Problem: Copy out each line containing "script" from the entries below.

(Code that draws figures)
○ ○ ○ ○ ○

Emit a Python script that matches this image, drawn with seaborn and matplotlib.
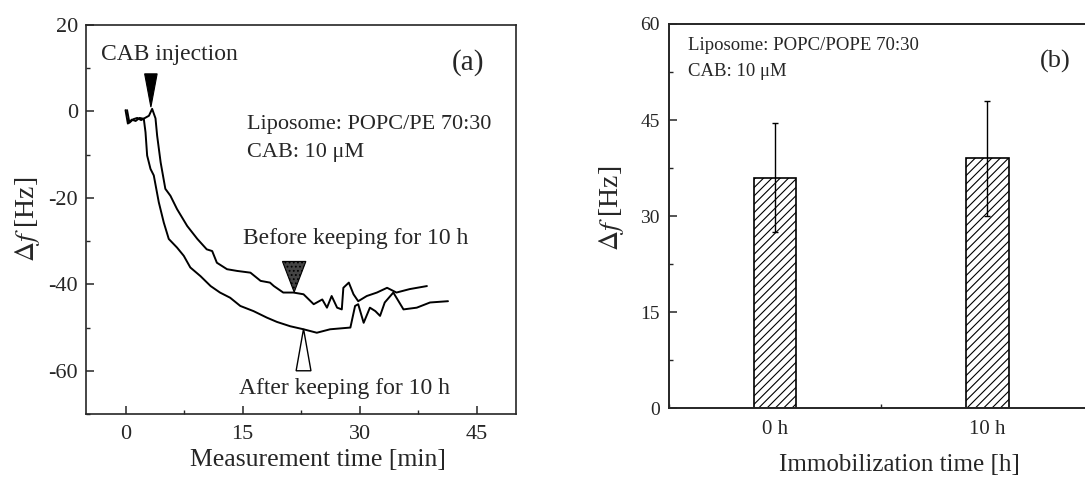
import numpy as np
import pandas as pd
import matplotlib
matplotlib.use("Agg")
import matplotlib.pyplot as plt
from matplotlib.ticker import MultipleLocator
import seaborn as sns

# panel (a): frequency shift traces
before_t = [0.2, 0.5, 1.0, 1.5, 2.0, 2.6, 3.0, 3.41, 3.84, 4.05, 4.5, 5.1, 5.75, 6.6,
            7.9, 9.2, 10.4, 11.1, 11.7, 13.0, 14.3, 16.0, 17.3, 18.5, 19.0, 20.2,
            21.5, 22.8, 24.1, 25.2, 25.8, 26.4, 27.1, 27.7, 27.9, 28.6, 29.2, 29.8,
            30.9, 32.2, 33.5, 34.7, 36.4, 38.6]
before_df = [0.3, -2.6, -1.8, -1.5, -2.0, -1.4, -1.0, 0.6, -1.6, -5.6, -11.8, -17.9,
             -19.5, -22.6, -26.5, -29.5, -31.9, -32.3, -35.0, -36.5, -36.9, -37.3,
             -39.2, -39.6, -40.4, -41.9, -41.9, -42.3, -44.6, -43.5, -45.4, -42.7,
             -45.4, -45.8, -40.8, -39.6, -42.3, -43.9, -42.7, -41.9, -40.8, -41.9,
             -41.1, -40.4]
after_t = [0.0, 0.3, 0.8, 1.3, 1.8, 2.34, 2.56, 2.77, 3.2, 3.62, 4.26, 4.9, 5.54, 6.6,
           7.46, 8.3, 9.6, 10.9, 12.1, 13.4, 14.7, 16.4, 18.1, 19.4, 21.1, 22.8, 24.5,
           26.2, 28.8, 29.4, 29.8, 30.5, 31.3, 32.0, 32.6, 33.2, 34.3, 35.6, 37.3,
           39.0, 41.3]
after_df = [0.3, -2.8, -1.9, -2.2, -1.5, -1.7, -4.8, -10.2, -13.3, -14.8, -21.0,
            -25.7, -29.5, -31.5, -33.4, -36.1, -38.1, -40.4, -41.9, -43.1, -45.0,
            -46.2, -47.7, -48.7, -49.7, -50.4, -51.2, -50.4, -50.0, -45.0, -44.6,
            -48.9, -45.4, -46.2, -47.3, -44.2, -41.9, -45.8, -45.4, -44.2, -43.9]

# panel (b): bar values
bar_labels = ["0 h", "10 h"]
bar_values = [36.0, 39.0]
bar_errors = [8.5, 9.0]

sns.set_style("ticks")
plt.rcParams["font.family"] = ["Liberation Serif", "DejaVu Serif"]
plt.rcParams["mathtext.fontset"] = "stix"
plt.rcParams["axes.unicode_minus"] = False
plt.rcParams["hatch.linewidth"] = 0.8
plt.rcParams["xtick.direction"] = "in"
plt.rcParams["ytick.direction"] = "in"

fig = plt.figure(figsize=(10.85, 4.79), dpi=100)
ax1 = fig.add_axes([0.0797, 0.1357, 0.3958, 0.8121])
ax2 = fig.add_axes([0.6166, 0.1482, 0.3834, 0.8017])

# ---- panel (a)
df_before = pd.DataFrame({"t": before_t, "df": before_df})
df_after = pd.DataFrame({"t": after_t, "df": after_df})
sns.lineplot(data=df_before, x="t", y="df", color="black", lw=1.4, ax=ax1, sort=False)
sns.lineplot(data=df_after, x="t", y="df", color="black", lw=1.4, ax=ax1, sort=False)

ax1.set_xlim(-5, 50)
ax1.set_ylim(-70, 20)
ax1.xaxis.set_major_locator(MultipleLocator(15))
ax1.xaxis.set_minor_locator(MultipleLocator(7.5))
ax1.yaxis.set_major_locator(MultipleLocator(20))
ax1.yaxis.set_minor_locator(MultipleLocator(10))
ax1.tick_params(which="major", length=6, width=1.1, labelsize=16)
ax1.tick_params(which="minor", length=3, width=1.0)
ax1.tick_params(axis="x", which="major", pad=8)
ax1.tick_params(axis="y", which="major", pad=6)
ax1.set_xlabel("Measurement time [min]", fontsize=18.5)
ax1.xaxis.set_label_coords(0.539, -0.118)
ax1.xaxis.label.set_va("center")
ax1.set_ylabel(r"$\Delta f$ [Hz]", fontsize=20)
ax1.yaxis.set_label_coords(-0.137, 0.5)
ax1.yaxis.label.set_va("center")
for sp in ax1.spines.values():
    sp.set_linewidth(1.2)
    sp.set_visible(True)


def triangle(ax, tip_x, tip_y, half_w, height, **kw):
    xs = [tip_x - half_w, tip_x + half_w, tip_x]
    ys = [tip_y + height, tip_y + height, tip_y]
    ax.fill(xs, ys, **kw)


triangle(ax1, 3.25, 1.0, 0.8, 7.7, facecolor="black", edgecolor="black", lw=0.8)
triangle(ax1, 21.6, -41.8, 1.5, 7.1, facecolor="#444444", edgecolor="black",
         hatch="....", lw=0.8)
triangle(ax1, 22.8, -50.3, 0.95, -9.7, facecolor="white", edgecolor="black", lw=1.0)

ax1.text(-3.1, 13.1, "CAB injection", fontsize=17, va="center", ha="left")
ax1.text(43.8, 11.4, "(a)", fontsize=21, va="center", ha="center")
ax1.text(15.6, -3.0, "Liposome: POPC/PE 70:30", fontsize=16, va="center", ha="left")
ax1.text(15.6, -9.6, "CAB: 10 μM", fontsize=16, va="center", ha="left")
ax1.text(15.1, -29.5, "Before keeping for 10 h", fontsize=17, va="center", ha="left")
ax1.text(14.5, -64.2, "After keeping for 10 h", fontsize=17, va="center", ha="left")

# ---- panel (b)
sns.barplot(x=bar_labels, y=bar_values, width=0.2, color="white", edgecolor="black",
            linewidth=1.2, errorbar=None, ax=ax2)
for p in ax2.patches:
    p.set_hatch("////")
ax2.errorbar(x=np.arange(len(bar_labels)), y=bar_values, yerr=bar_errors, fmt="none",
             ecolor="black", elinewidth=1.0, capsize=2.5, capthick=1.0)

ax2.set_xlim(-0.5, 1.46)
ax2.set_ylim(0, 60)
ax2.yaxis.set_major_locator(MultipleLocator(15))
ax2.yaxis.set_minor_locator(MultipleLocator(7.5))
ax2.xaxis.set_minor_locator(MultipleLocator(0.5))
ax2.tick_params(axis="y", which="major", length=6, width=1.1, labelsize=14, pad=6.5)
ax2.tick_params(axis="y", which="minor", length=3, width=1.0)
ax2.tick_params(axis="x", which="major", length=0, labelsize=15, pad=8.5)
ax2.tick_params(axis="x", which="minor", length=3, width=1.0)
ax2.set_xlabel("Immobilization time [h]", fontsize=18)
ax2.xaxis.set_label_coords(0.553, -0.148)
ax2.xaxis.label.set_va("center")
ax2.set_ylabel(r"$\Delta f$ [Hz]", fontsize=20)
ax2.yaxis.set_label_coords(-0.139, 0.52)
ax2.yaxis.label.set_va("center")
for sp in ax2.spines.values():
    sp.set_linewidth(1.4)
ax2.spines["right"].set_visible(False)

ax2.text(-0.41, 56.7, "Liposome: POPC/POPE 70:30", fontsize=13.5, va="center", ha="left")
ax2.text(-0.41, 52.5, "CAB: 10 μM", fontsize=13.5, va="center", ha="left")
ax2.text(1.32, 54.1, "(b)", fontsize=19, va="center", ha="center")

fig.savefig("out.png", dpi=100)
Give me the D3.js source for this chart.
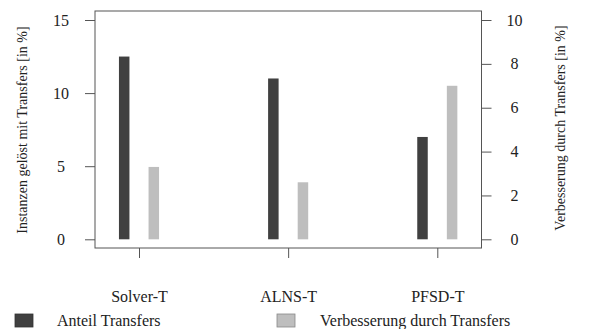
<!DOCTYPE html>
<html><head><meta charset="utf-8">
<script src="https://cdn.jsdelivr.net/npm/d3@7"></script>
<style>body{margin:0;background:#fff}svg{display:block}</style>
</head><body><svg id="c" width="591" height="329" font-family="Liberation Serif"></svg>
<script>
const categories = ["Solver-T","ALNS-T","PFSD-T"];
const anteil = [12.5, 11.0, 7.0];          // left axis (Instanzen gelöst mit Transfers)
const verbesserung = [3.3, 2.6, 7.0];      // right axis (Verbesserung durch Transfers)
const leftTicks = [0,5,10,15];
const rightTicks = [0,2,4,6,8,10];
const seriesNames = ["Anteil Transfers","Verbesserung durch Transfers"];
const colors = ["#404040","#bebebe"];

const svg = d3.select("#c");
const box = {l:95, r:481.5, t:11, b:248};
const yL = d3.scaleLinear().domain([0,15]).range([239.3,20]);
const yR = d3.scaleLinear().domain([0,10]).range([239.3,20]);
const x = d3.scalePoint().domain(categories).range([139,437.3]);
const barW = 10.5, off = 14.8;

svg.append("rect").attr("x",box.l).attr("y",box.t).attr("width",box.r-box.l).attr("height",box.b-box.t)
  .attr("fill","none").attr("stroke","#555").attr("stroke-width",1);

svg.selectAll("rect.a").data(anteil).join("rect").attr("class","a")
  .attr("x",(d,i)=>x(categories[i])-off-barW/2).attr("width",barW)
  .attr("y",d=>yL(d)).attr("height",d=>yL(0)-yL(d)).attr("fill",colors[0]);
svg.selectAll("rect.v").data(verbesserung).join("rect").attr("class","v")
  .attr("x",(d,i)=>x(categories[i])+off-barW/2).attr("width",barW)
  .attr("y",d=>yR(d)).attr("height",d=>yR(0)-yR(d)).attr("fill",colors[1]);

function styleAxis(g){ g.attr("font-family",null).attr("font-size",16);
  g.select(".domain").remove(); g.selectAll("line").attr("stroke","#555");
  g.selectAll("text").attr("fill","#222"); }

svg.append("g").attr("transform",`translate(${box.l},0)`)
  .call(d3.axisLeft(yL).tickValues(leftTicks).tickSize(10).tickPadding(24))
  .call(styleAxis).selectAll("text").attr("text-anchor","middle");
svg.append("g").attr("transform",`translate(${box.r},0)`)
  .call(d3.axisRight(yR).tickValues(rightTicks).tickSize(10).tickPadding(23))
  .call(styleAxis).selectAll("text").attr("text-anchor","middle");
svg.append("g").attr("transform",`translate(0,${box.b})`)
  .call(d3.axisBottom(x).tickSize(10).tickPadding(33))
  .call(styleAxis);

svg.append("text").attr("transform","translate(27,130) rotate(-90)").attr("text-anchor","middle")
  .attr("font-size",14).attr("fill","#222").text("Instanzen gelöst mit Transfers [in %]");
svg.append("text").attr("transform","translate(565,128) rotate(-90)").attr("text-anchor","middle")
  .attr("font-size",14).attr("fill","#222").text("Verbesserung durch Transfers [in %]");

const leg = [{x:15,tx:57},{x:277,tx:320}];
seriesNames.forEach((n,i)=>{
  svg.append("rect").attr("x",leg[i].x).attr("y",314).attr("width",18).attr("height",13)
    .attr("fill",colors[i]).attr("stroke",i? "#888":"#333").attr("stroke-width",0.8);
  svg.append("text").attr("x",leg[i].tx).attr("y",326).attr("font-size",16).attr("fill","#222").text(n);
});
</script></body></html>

○ ○ ○ ○ ○

Response:
Emit a Python script that matches this image, drawn with seaborn and matplotlib.
<script src="https://cdn.jsdelivr.net/npm/d3@7"></script>
<script>
</script></body></html>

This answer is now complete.